### Data supplied

╭──

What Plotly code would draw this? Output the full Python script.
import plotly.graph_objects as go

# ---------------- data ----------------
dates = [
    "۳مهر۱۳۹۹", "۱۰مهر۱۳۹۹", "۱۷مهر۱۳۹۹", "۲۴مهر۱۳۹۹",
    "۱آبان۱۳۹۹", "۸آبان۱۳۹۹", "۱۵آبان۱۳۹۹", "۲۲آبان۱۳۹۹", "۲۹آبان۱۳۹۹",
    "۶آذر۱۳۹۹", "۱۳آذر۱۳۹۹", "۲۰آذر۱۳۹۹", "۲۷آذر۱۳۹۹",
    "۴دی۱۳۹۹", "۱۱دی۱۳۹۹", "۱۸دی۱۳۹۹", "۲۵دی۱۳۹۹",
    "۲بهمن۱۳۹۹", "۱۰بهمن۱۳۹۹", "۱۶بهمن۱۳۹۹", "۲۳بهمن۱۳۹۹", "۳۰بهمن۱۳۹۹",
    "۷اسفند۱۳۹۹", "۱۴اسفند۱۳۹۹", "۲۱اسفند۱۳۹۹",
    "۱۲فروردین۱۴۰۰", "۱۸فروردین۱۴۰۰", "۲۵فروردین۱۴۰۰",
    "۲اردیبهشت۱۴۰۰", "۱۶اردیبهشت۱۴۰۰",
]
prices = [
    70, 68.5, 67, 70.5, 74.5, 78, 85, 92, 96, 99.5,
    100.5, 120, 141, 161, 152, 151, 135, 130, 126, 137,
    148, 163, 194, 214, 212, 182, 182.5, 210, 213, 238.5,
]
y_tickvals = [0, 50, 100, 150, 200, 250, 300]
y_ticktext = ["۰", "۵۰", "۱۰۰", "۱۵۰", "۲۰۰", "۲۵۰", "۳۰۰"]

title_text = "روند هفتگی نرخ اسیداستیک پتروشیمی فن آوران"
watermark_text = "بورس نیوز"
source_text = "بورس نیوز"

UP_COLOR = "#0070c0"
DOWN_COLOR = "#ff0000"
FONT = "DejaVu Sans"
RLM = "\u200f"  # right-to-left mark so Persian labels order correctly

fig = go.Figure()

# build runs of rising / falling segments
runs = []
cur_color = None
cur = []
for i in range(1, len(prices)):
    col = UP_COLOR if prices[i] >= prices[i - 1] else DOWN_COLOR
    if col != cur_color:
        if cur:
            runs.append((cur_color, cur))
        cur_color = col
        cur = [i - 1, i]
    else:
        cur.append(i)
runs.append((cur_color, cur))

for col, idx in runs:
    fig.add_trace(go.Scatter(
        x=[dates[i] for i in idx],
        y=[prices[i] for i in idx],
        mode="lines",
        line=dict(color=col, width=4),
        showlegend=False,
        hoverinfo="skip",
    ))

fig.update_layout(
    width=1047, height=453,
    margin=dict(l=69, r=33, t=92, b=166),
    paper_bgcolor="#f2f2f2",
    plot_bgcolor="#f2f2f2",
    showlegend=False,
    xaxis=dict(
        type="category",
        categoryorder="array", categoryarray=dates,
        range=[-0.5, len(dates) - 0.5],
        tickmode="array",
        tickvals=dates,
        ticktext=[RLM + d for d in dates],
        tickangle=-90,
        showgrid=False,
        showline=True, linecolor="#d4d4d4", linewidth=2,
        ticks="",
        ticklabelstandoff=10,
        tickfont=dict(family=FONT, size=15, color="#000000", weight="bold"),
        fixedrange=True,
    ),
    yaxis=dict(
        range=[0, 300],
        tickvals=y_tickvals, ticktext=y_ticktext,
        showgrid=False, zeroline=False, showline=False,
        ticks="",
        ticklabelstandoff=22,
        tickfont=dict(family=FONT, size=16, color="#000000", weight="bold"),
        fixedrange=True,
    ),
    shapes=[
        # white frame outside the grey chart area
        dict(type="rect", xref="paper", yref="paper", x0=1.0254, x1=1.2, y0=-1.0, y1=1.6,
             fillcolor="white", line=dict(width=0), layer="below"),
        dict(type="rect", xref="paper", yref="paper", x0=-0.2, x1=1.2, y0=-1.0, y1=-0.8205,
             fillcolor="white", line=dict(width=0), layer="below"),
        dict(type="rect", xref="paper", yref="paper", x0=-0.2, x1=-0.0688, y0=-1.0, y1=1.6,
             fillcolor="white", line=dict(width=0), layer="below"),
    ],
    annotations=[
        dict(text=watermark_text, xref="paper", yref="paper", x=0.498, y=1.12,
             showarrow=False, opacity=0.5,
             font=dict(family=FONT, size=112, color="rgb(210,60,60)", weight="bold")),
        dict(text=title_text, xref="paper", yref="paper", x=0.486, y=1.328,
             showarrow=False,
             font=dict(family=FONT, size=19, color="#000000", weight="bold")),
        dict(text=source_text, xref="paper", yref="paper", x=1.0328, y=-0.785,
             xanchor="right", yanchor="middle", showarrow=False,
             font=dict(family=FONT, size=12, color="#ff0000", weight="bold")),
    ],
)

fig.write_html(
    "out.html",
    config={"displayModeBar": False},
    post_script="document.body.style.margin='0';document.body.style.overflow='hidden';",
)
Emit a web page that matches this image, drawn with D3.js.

╰──

### What the task asks
Pick out the lines that contain "this" and copy them.

### Task output
What Plotly code would draw this? Output the full Python script.
Emit a web page that matches this image, drawn with D3.js.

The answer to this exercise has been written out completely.